On New Year's Day in San Cristobal, Marcos said, "This masked man may be called Marcos here and tomorrow be Pedro in (Las) Margaritas, or Josue in Ocosingo or Alfredo in Altamirano," naming other towns then held by rebels.
Ironically, Marcos claimed then that the ski mask, which has become his symbol, was meant to prevent the creation of personality cults among the guerrilla leaders, by making them indistinguishable from each other.
In lighter moods, he has offered other explanations for the mask, from:
"Those of us who are the most handsome have to protect ourselves," to:
"We started wearing them because it was cold."
Of course, not everyone is amused or intrigued by the mask.
"People hide their faces to commit crimes," said Gen. Miguel Angel Godinez, army commander of Mexico's southeastern region, where the rebellion took place.
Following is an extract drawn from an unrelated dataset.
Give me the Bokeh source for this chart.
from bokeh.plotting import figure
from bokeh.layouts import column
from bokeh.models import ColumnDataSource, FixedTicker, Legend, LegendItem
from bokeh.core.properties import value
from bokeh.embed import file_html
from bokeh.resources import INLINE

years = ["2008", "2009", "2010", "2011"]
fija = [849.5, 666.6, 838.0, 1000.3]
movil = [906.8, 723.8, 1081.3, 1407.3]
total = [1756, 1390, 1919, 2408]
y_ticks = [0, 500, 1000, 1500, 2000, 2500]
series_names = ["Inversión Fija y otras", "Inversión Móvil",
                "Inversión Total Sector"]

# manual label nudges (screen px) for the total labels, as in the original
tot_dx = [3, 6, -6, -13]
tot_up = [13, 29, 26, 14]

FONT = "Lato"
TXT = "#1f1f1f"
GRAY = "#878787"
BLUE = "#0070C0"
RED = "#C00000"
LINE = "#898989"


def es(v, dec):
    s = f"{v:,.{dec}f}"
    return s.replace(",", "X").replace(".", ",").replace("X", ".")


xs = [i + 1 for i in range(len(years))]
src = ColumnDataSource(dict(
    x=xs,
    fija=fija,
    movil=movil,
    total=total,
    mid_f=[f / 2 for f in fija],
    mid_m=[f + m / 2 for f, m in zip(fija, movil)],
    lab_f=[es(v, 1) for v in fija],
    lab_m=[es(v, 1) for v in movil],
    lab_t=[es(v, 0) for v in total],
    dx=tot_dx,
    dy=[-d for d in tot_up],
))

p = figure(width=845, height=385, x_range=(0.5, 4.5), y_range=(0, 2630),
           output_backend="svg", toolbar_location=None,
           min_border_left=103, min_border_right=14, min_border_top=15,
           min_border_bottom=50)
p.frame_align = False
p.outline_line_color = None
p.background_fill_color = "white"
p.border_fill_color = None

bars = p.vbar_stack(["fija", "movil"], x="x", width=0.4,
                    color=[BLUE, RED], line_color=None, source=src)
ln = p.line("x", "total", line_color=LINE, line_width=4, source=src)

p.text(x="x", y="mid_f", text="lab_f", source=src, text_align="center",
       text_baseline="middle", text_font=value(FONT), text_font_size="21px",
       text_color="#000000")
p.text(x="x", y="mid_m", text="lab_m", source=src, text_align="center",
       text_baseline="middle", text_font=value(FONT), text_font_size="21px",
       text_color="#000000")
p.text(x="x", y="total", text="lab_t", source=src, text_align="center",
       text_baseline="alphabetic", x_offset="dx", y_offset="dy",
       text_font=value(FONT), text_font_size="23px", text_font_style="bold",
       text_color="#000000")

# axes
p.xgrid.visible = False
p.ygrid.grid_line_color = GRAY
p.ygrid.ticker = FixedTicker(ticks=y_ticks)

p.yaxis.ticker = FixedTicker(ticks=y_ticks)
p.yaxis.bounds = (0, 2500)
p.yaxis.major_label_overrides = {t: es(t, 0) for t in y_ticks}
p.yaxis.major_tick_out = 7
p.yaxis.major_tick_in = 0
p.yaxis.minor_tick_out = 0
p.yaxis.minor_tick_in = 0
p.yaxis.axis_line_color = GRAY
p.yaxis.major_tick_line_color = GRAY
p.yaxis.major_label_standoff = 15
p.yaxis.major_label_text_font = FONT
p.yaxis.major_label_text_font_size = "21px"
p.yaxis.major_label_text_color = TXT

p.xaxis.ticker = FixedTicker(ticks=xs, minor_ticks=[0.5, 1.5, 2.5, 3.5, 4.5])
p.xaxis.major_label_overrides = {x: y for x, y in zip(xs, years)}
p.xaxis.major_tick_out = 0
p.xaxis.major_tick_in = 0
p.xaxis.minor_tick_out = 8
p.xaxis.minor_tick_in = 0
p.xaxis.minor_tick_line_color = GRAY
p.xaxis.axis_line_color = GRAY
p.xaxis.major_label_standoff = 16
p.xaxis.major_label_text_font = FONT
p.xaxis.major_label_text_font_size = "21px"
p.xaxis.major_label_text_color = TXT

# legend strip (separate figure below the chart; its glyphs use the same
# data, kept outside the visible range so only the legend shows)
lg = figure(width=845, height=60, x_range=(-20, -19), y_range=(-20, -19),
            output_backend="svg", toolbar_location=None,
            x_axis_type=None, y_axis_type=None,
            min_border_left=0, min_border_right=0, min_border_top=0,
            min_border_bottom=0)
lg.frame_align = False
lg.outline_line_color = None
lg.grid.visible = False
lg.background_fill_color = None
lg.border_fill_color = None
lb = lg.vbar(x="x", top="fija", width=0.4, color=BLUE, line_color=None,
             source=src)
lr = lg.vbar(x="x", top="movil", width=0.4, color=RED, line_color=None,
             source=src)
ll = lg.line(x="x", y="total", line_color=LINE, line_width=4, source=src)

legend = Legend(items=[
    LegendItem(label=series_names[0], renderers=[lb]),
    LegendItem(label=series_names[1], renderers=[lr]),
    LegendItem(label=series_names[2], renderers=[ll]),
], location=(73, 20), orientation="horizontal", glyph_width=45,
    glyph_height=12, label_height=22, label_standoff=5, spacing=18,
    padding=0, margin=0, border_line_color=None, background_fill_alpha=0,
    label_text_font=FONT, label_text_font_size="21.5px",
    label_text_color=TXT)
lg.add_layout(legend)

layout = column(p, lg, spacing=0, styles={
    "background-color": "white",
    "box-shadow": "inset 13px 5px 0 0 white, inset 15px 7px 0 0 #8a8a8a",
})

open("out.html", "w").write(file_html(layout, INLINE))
But for the public in general, the mask clearly adds to the Marcos mystique. As Nobel Literature laureate Octavio Paz wrote in "Labyrinth of Solitude," his study of the Mexican character, "The mask is the Mexican's true face."
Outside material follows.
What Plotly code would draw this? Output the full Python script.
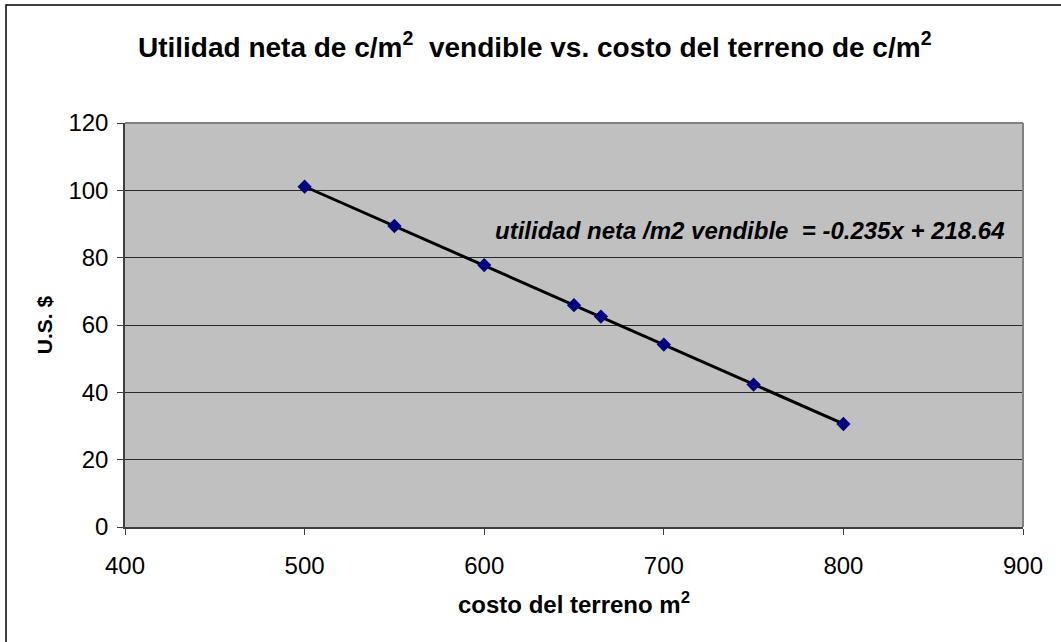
import numpy as np
import plotly.graph_objects as go

# Costo del terreno por m2 vs. utilidad neta por m2 vendible
costo_terreno = [500, 550, 600, 650, 665, 700, 750, 800]
utilidad_neta = [101.1, 89.4, 77.8, 65.9, 62.5, 54.2, 42.3, 30.6]

# Linear trendline coefficients
pendiente = -0.235
intercepto = 218.64

x_ticks = [400, 500, 600, 700, 800, 900]
y_ticks = [0, 20, 40, 60, 80, 100, 120]

font_family = "Liberation Sans, Arial, sans-serif"

x_line = np.array([min(costo_terreno), max(costo_terreno)], dtype=float)
y_line = pendiente * x_line + intercepto

fig = go.Figure()

fig.add_trace(go.Scatter(
    x=x_line, y=y_line, mode="lines",
    line=dict(color="black", width=3),
    hoverinfo="skip", showlegend=False,
))

fig.add_trace(go.Scatter(
    x=costo_terreno, y=utilidad_neta, mode="markers",
    marker=dict(symbol="diamond", size=11, color="#000080",
                line=dict(color="#000080", width=0)),
    showlegend=False,
))

fig.add_annotation(
    x=0.982, y=0.735, xref="paper", yref="paper",
    xanchor="right", yanchor="middle", showarrow=False,
    text=f"<b><i>utilidad neta /m2 vendible  = {pendiente}x + {intercepto}</i></b>",
    font=dict(family=font_family, size=24, color="black"),
)

# Outer chart frame
fig.add_shape(
    type="rect", xref="paper", yref="paper",
    x0=-0.1325, x1=1.06, y0=-0.32, y1=1.292,
    line=dict(color="black", width=1.5), fillcolor="rgba(0,0,0,0)",
    layer="below",
)

fig.update_layout(
    width=1061, height=642,
    margin=dict(l=125, r=38, t=123, b=115),
    paper_bgcolor="white",
    plot_bgcolor="#C0C0C0",
    title=dict(
        text="<b>Utilidad neta de c/m<sup>2</sup>  vendible vs. costo del terreno de c/m<sup>2</sup></b>",
        x=0.504, xanchor="center", y=0.927, yanchor="middle",
        font=dict(family=font_family, size=28, color="black"),
    ),
    xaxis=dict(
        range=[400, 900], tickvals=x_ticks, ticks="outside", ticklen=6,
        tickcolor="#404040", showline=True, linecolor="#404040", linewidth=1.5,
        showgrid=False, zeroline=False, ticklabelstandoff=10,
        tickfont=dict(family=font_family, size=24, color="black"),
        title=dict(text="<b>costo del terreno m<sup>2</sup></b>",
                   font=dict(family=font_family, size=24, color="black"),
                   standoff=19),
    ),
    yaxis=dict(
        range=[0, 120], tickvals=y_ticks, ticks="outside", ticklen=6,
        tickcolor="#404040", showline=True, linecolor="#404040", linewidth=1.5,
        showgrid=True, gridcolor="#2a2a2a", gridwidth=1, zeroline=False,
        ticklabelstandoff=4,
        tickfont=dict(family=font_family, size=24, color="black"),
        title=dict(text="<b>U.S. $</b>",
                   font=dict(family=font_family, size=21, color="black"),
                   standoff=10),
    ),
)

# Gray border on top and right of the plot area
fig.add_shape(type="line", xref="paper", yref="paper", x0=0, x1=1, y0=1, y1=1,
              line=dict(color="#808080", width=2))
fig.add_shape(type="line", xref="paper", yref="paper", x0=1, x1=1, y0=0, y1=1,
              line=dict(color="#808080", width=2))

fig.write_html("out.html")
If that is true, the growing popularity of Marcos-like ski masks could be an additional concern for an already worried government. At recent demonstrations in Mexico City, marchers have taken to wearing masks to symbolize their support for Marcos and the Zapatistas.
And the mystique of the mask seems to have taken over the man. Marcos described himself in a recent interview as "Just a ski mask with a prominent nose."